*WORK TO DO*: Extract each line of the material that follows exactly and omit its pictures.

__________________________________________________

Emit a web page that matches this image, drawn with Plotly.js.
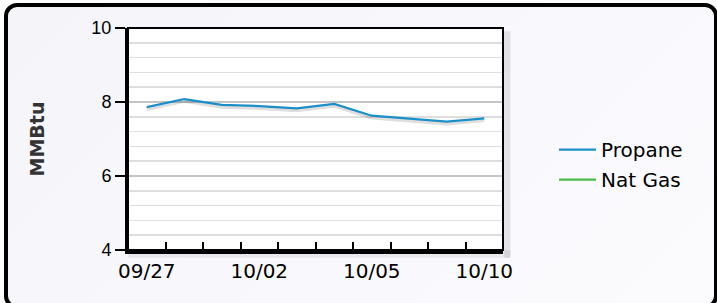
<!DOCTYPE html>
<html>
<head>
<meta charset="utf-8">
<script src="https://cdn.plot.ly/plotly-3.0.1.min.js"></script>
<style>
  html, body { margin: 0; padding: 0; width: 717px; height: 303px; overflow: hidden; background: #ffffff; }
  #frame { position: absolute; left: 4px; top: 3px; width: 706px; height: 298px; border: 4px solid #000; border-radius: 13px;
           background: linear-gradient(135deg, #f4f4f9 0%, #f9f9fd 60%, #fbfbfe 100%); }
  #chart { position: absolute; left: 0; top: 0; width: 717px; height: 303px; }
</style>
</head>
<body>
<div id="frame"></div>
<div id="chart"></div>
<script>
const categories = ["09/27", "09/28", "10/01", "10/02", "10/03", "10/04", "10/05", "10/08", "10/09", "10/10"];
const propane = [7.86, 8.08, 7.92, 7.89, 7.83, 7.95, 7.63, 7.54, 7.47, 7.56];
const natGas = [null, null, null, null, null, null, null, null, null, null];
const tickLabels = ["09/27", "10/02", "10/05", "10/10"];
const yTicks = [4, 6, 8, 10];

const xIdx = categories.map((c, i) => i);
const tickIdx = tickLabels.map(t => categories.indexOf(t));

const traces = [
  { x: xIdx, y: propane.map(v => v - 0.05), type: 'scatter', mode: 'lines', showlegend: false, hoverinfo: 'skip',
    line: { color: 'rgba(0,0,0,0.13)', width: 4 } },
  { x: xIdx, y: propane, name: 'Propane', type: 'scatter', mode: 'lines', legendgroup: 'a',
    line: { color: '#1b8fc8', width: 2.2 } },
  { x: xIdx, y: natGas, name: 'Nat Gas', type: 'scatter', mode: 'lines', legendgroup: 'b',
    line: { color: '#4cb848', width: 2.2 } }
];

const layout = {
  width: 717, height: 303,
  margin: { l: 128, r: 214, t: 28, b: 53, pad: 0 },
  paper_bgcolor: 'rgba(0,0,0,0)',
  plot_bgcolor: '#ffffff',
  showlegend: true,
  legend: { x: 1.136, xanchor: 'left', y: 0.385, yanchor: 'middle', bgcolor: 'rgba(0,0,0,0)',
            font: { family: 'DejaVu Sans', size: 20, color: '#000' }, traceorder: 'grouped', tracegroupgap: 1, itemwidth: 37 },
  xaxis: {
    type: 'linear', range: [-0.5, categories.length - 0.5],
    tickvals: tickIdx, ticktext: tickLabels, ticks: '', showgrid: false, zeroline: false,
    tickfont: { family: 'DejaVu Sans', size: 20, color: '#000' },
    showline: true, linecolor: '#000', linewidth: 4,
    minor: { tick0: -0.5, dtick: 1, ticks: 'inside', ticklen: 8, tickwidth: 2, tickcolor: '#000', showgrid: false },
    fixedrange: true
  },
  yaxis: {
    range: [4, 10], tickvals: yTicks, ticks: 'outside', ticklen: 10, tickwidth: 2, tickcolor: '#000',
    tickfont: { family: 'Liberation Sans', size: 18, color: '#000' },
    showgrid: true, gridcolor: '#c4c4c4', gridwidth: 1.5, zeroline: false,
    showline: true, linecolor: '#000', linewidth: 3,
    minor: { tick0: 4, dtick: 0.4, showgrid: true, gridcolor: '#dedede', gridwidth: 1.5, ticks: '' },
    title: { text: 'MMBtu', font: { family: 'DejaVu Sans', size: 19, color: '#333', weight: 'bold' }, standoff: 42 },
    fixedrange: true
  },
  shapes: [
    { type: 'rect', xref: 'paper', yref: 'paper', x0: 1.003, x1: 1.02, y0: -0.035, y1: 0.985, layer: 'below',
      fillcolor: 'rgba(0,0,0,0.09)', line: { width: 0 } },
    { type: 'rect', xref: 'paper', yref: 'paper', x0: 0, x1: 1.02, y0: -0.035, y1: 0, layer: 'below',
      fillcolor: 'rgba(0,0,0,0.06)', line: { width: 0 } },
    { type: 'rect', xref: 'paper', yref: 'paper', x0: 0, x1: 1, y0: 0, y1: 1, layer: 'above',
      fillcolor: 'rgba(0,0,0,0)', line: { color: '#000', width: 2 } }
  ]
};

Plotly.newPlot('chart', traces, layout, { displayModeBar: false, staticPlot: true });
</script>
</body>
</html>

__________________________________________________

*SOLUTION TO THIS EXERCISE*:
Emit a web page that matches this image, drawn with Plotly.js.
<!DOCTYPE html>
<html>
<head>
<meta charset="utf-8">
<script src="https://cdn.plot.ly/plotly-3.0.1.min.js"></script>
<style>
  html, body { margin: 0; padding: 0; width: 717px; height: 303px; overflow: hidden; background: #ffffff; }
  #frame { position: absolute; left: 4px; top: 3px; width: 706px; height: 298px; border: 4px solid #000; border-radius: 13px;
           background: linear-gradient(135deg, #f4f4f9 0%, #f9f9fd 60%, #fbfbfe 100%); }
  #chart { position: absolute; left: 0; top: 0; width: 717px; height: 303px; }
</style>
</head>
<body>
<div id="frame"></div>
<div id="chart"></div>
<script>
const categories = ["09/27", "09/28", "10/01", "10/02", "10/03", "10/04", "10/05", "10/08", "10/09", "10/10"];
const propane = [7.86, 8.08, 7.92, 7.89, 7.83, 7.95, 7.63, 7.54, 7.47, 7.56];
const natGas = [null, null, null, null, null, null, null, null, null, null];
const tickLabels = ["09/27", "10/02", "10/05", "10/10"];
const yTicks = [4, 6, 8, 10];

const xIdx = categories.map((c, i) => i);
const tickIdx = tickLabels.map(t => categories.indexOf(t));

const traces = [
  { x: xIdx, y: propane.map(v => v - 0.05), type: 'scatter', mode: 'lines', showlegend: false, hoverinfo: 'skip',
    line: { color: 'rgba(0,0,0,0.13)', width: 4 } },
  { x: xIdx, y: propane, name: 'Propane', type: 'scatter', mode: 'lines', legendgroup: 'a',
    line: { color: '#1b8fc8', width: 2.2 } },
  { x: xIdx, y: natGas, name: 'Nat Gas', type: 'scatter', mode: 'lines', legendgroup: 'b',
    line: { color: '#4cb848', width: 2.2 } }
];

const layout = {
  width: 717, height: 303,
  margin: { l: 128, r: 214, t: 28, b: 53, pad: 0 },
  paper_bgcolor: 'rgba(0,0,0,0)',
  plot_bgcolor: '#ffffff',
  showlegend: true,
  legend: { x: 1.136, xanchor: 'left', y: 0.385, yanchor: 'middle', bgcolor: 'rgba(0,0,0,0)',
            font: { family: 'DejaVu Sans', size: 20, color: '#000' }, traceorder: 'grouped', tracegroupgap: 1, itemwidth: 37 },
  xaxis: {
    type: 'linear', range: [-0.5, categories.length - 0.5],
    tickvals: tickIdx, ticktext: tickLabels, ticks: '', showgrid: false, zeroline: false,
    tickfont: { family: 'DejaVu Sans', size: 20, color: '#000' },
    showline: true, linecolor: '#000', linewidth: 4,
    minor: { tick0: -0.5, dtick: 1, ticks: 'inside', ticklen: 8, tickwidth: 2, tickcolor: '#000', showgrid: false },
    fixedrange: true
  },
  yaxis: {
    range: [4, 10], tickvals: yTicks, ticks: 'outside', ticklen: 10, tickwidth: 2, tickcolor: '#000',
    tickfont: { family: 'Liberation Sans', size: 18, color: '#000' },
    showgrid: true, gridcolor: '#c4c4c4', gridwidth: 1.5, zeroline: false,
    showline: true, linecolor: '#000', linewidth: 3,
    minor: { tick0: 4, dtick: 0.4, showgrid: true, gridcolor: '#dedede', gridwidth: 1.5, ticks: '' },
    title: { text: 'MMBtu', font: { family: 'DejaVu Sans', size: 19, color: '#333', weight: 'bold' }, standoff: 42 },
    fixedrange: true
  },
  shapes: [
    { type: 'rect', xref: 'paper', yref: 'paper', x0: 1.003, x1: 1.02, y0: -0.035, y1: 0.985, layer: 'below',
      fillcolor: 'rgba(0,0,0,0.09)', line: { width: 0 } },
    { type: 'rect', xref: 'paper', yref: 'paper', x0: 0, x1: 1.02, y0: -0.035, y1: 0, layer: 'below',
      fillcolor: 'rgba(0,0,0,0.06)', line: { width: 0 } },
    { type: 'rect', xref: 'paper', yref: 'paper', x0: 0, x1: 1, y0: 0, y1: 1, layer: 'above',
      fillcolor: 'rgba(0,0,0,0)', line: { color: '#000', width: 2 } }
  ]
};

Plotly.newPlot('chart', traces, layout, { displayModeBar: false, staticPlot: true });
</script>
</body>
</html>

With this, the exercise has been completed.